I talked to Syd at least two or three times a week. I was in Manhattan and called Syd in Cincinnati about 10 in the morning.
“Syd, just wanted you to be the first to know. I am leaving Allied to join ZIV/World as a producer tomorrow.”
There was a long silence on the phone.
“Hal, you promised me that if you ever left Allied you would come to work for me.”
“I didn’t remember it that way.”
Syd hung up on me. About seven that night I received a call.
“Hal, can you come and see me? I’m at the Sheraton.” Syd always stayed there when in Manhattan. For Syd, he was being nice and polite.
I had no idea what he wanted to talk about. Syd was like a second Dad to me so of course I would go see him. “Yes, I’ll be there.”
I walked into his room. Sitting with him was Dr. Richard Nathan, Sid’s younger brother from Miami Beach. I was greeted warmly. I’d always been like family. We talked and talked. They wanted to know why I had decided to leave Allied after almost ten years. It soon became evident to me that they were serious about working something out for me to come to King. We got down to the nitty-gritty. I now sensed the ZIV/World may not be what I really wanted. This could be as good or better a deal for me.
“Hal, just what is it you want in the near future?” Richard asked. “You’re not getting any younger.”
Boy, I knew that. This might be my chance. “My own record company someday.”
There it was on the table. We talked and talked some more.
“Hal, we will give you a 10-year contract deal and whatever else you want,” Syd told me. “You will run King. Richard and I have talked it over. We will also give you a first refusal option, no time limit, to buy all the King music and publishing assets, but not my personal property, for $1,676,000.”
It was almost sun-up, time for breakfast. Syd was very, very ill. They gave me everything I asked for. We shook hands. I wrote it up, in my hand, a simple contractual sale agreement on a blank page in a notebook I always carried in my briefcase. We had it notarized in the morning in the Sheraton office. Richard went back to Miami Beach, and Syd stayed in Manhattan a few days with me. I called ZIV and Mr. Broadhead in Hollywood. The plan was that I would join King as vice president and chief operating officer and be a member of the board on January 1, 1958.
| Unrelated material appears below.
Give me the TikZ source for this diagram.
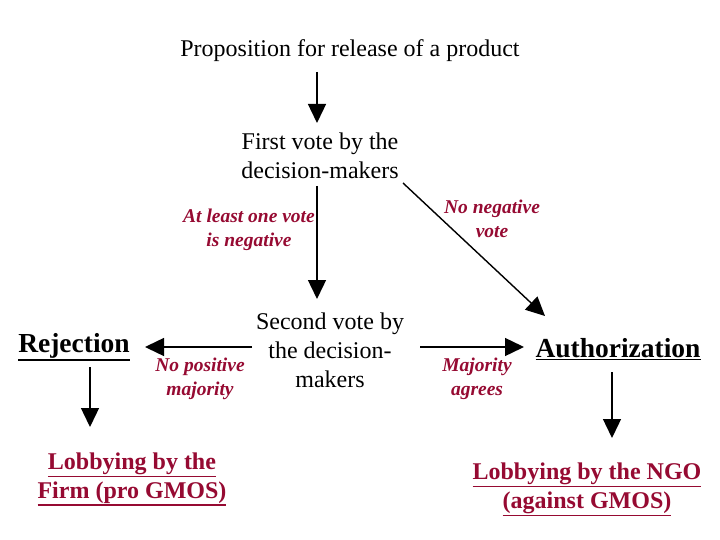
\documentclass[tikz,border=0pt]{standalone}
\usepackage{fontspec}
\setmainfont{Liberation Serif}
\usetikzlibrary{arrows.meta}
\definecolor{lblred}{RGB}{150,10,50}
\def\ulx#1{\leavevmode\vtop{\hbox{#1}\kern1.2pt\hrule height 1.8pt}}
\tikzset{
  x=1pt,y=-1pt,
  txt/.style={inner sep=0pt,align=center,font=\fontsize{24}{29}\selectfont},
  hd/.style={inner sep=0pt,align=center,font=\fontsize{27.5}{30}\selectfont\bfseries},
  cond/.style={inner sep=0pt,align=center,text=lblred,font=\fontsize{19.5}{24}\selectfont\bfseries\itshape},
  lob/.style={inner sep=0pt,align=center,text=lblred,font=\fontsize{24}{29}\selectfont\bfseries},
  arr/.style={line width=1.4pt,-{Triangle[width=18pt,length=19pt]}},
}
\begin{document}
\begin{tikzpicture}
\useasboundingbox (0,0) rectangle (720,540);
\fill[white] (0,0) rectangle (720,540);
\node[txt] (prop) at (350,51) {Proposition for release of a product};
\node[txt] (first) at (320,156) {First vote by the\\decision-makers};
\node[txt] (second) at (330,350) {Second vote by\\the decision-\\makers};
\node[hd,anchor=base] (rej) at (74,352) {\ulx{Rejection}};
\node[hd,anchor=base] (auth) at (618,357) {\ulx{Authorization}};
\node[lob,anchor=base] (lobf) at (132,498) {\ulx{Lobbying by the}\\\ulx{Firm (pro GMOS)}};
\node[lob,anchor=base] (lobn) at (587,508) {\ulx{Lobbying by the NGO}\\\ulx{(against GMOS)}};
\node[cond] at (249,230) {At least one vote\\is negative};
\node[cond] at (492,219) {No negative\\vote};
\node[cond] at (200,379) {No positive\\majority};
\node[cond] at (477,379) {Majority\\agrees};
\coordinate (p1) at (317,72);
\coordinate (p2) at (317,123);
\coordinate (f1) at (317,186);
\coordinate (f2) at (317,299);
\coordinate (d1) at (403,183);
\coordinate (d2) at (545,316);
\coordinate (l1) at (252,347);
\coordinate (l2) at (145,347);
\coordinate (r1) at (420,347);
\coordinate (r2) at (524,347);
\coordinate (rj1) at (90,367);
\coordinate (rj2) at (90,427);
\coordinate (au1) at (612,372);
\coordinate (au2) at (612,438);
\draw[arr] (p1) -- (p2);
\draw[arr] (f1) -- (f2);
\draw[arr] (d1) -- (d2);
\draw[arr] (l1) -- (l2);
\draw[arr] (r1) -- (r2);
\draw[arr] (rj1) -- (rj2);
\draw[arr] (au1) -- (au2);
\end{tikzpicture}
\end{document}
I would sell my house in Smoke Rise as soon as possible and King would move my family to Cincinnati. In the interim I would work out of and live in Syd’s brownstone building on 54th Street and Broadway for free. It was across from Al and Dick’s Café, a local music industry hangout. I would be on King’s payroll and help Allied until they replaced me. Mary, our son, and I packed up and moved everything in a moving van to Cincinnati. King furnished me with a new Buick station wagon.
We first moved into a temporary apartment. Mary wanted a house. Jack Kelly, a true Kentucky gentleman of the old school and chief financial officer of King, assisted us in the move. Kelly had helped Syd in his buy-out of the House of the Blind pressing plant in Louisville. We decided on a beautiful small rural residential community, Terrace Park. Mary picked out a house under construction on a dead-end side street. I would be about 30 minutes from the King plant. The house had two stories, a full den and storage room in the basement, a nice front hall entrance, large living room and a dining room with fireplace, and yard. The first thing Mary did was add a big screened porch off the dining room just like the house in Smoke Rise.
We felt we were home, joining the Terrace Park country club and the local Presbyterian Church. Our neighbor was a doctor who became our doctor. We made a host of new friends. At work I was in charge, but Syd was still the boss.